What has consumed my brain has not been the nature of Paul's rhetoric, but the notion of Paul's silence on the issue of the empty tomb and what that does to inform his thematic elaboration (look at that 50 cent phrase!).

Rhetorically, Paul is a master. There is no doubt that he will carry us in terms of structure, but the issue plaguing my mind is what to do with his words regarding resurrection. How does he understand that? What is he doing with the image?

The pieces I've been reading (found under the "
Contemporary Commentary, Studies and Exegesis" section of this page and this page) do a good job of surveying the issue. And it has gone a long way towards helping me figure out how to preach something that, prima facie, I find scientifically absurd.

Particularly helpful has been Williams Loader's thoughts on vv.19-26. Loader argues (effectively, I think) that while there is no uniform biblical voice on resurrection, there are constants among the variables. He lists the constants as "belief in the resurrection" and "God being all in all." What folks say about resurrection is different from passage to passage, but there is always an affirmation of it and it always culminates with God. Says Loader:

Whatever we cannot know about the future, we can be sure of one detail: in the end, God.
I love that: "in the end, God."

I just got an email from a parishioner reflecting on this series. Here is their understanding of this subject:
I've studied (and continue to do so) the origins/meanings of apocalyptic literature, I try and convey to my Sunday School class that this is poetic, fantastical language to try to convey a "God-presence" to a world in turmoil. It is not hidden codes or supermarket tabloid predictions.

We discuss that the Scriptures are written like this: Try and write down what the birth of your child meant to you. Or try and write down what the love between you and your wife means to you. It's hard. You can only do it through fantastic metaphor and it still probably falls short from what you were trying to say.
I think I'm going to take the tact of "try and write down what the love between you and your wife means to you." In the end, I think that that angle may be more helpful for my folks than anything.

Now, what specific verses to use...

Rocky:
Don't fret, my friend: Paul is on the way.

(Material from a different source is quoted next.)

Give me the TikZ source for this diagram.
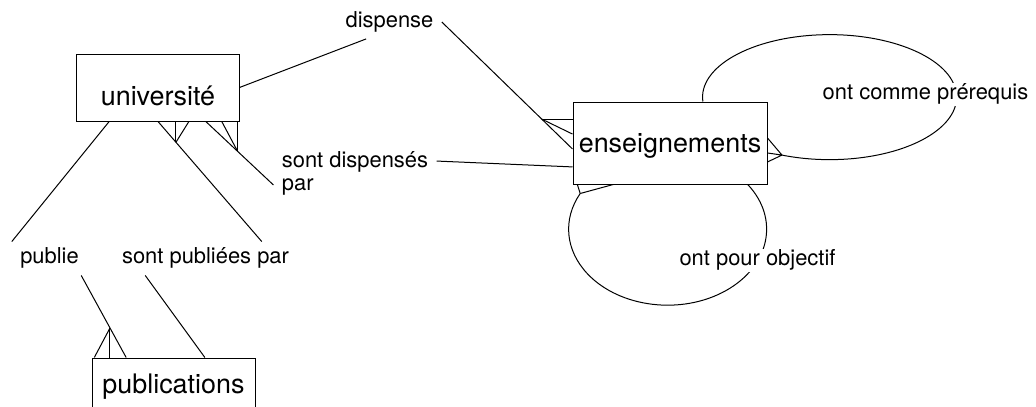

One of the first things I've got my hands on to study this passage is a great article from the journal Word and World called "Firstfruits and Death's Defeat: Metaphor in Paul's Rhetorical Strategy in I Cor 15:20-28," written by Andy Johnson. It's a wonderful exploration of the function of the firstfruits metaphor in Paul's rhetoric. A few gems:
"The rhetorical problem Paul faces is constructing the middle term between Christ's resurrection and a future embodied resurrection that will compel the 'some' [who say there is no resurrection] to transfer the adherence they grant to the thesis that Christ is raised to the conclusion that there will be a future bodily resurrection. In other words, he must reconstruct what is, at present, reality for them by offering the 'some' a bridge between their narrative world and his own."
Yes. A metaphor needs to help us transfer our adherence to one proposition to an adherence to another, larger proposition (and here we are dealing with propositions, aren't we?). A metaphor is a bridge between one narrative world and another. The issue is transferring our granting of one proposition (Jesus is raised) to another proposition (so will we be raised) so that our manner of living will be altered.

So is the firstfruits metaphor capable of doing that in our context(s)? It's an agrarian metaphor, one that speaks of the promise of crops not yet harvested; if it won't work for us, what will? Do we have a metaphor that, for us, will do the same thing? Perhaps the metaphor of a "sneak preview," a movie trailer or the first single released on a cd. Do these things speak to the promise of things to come in the same way that Paul wants to say that Jesus' resurrection speaks to the promise of our own resurrection yet to come?

Tuesday, January 23, 2007

on reflecting on my preaching

“Our homilies are rarely heretical. They fail rather because they are stale and flat, vapid and insipid, dreadfully dry and boringly barren.” - Walter J. Burghardt
It's sad how true that feels right now.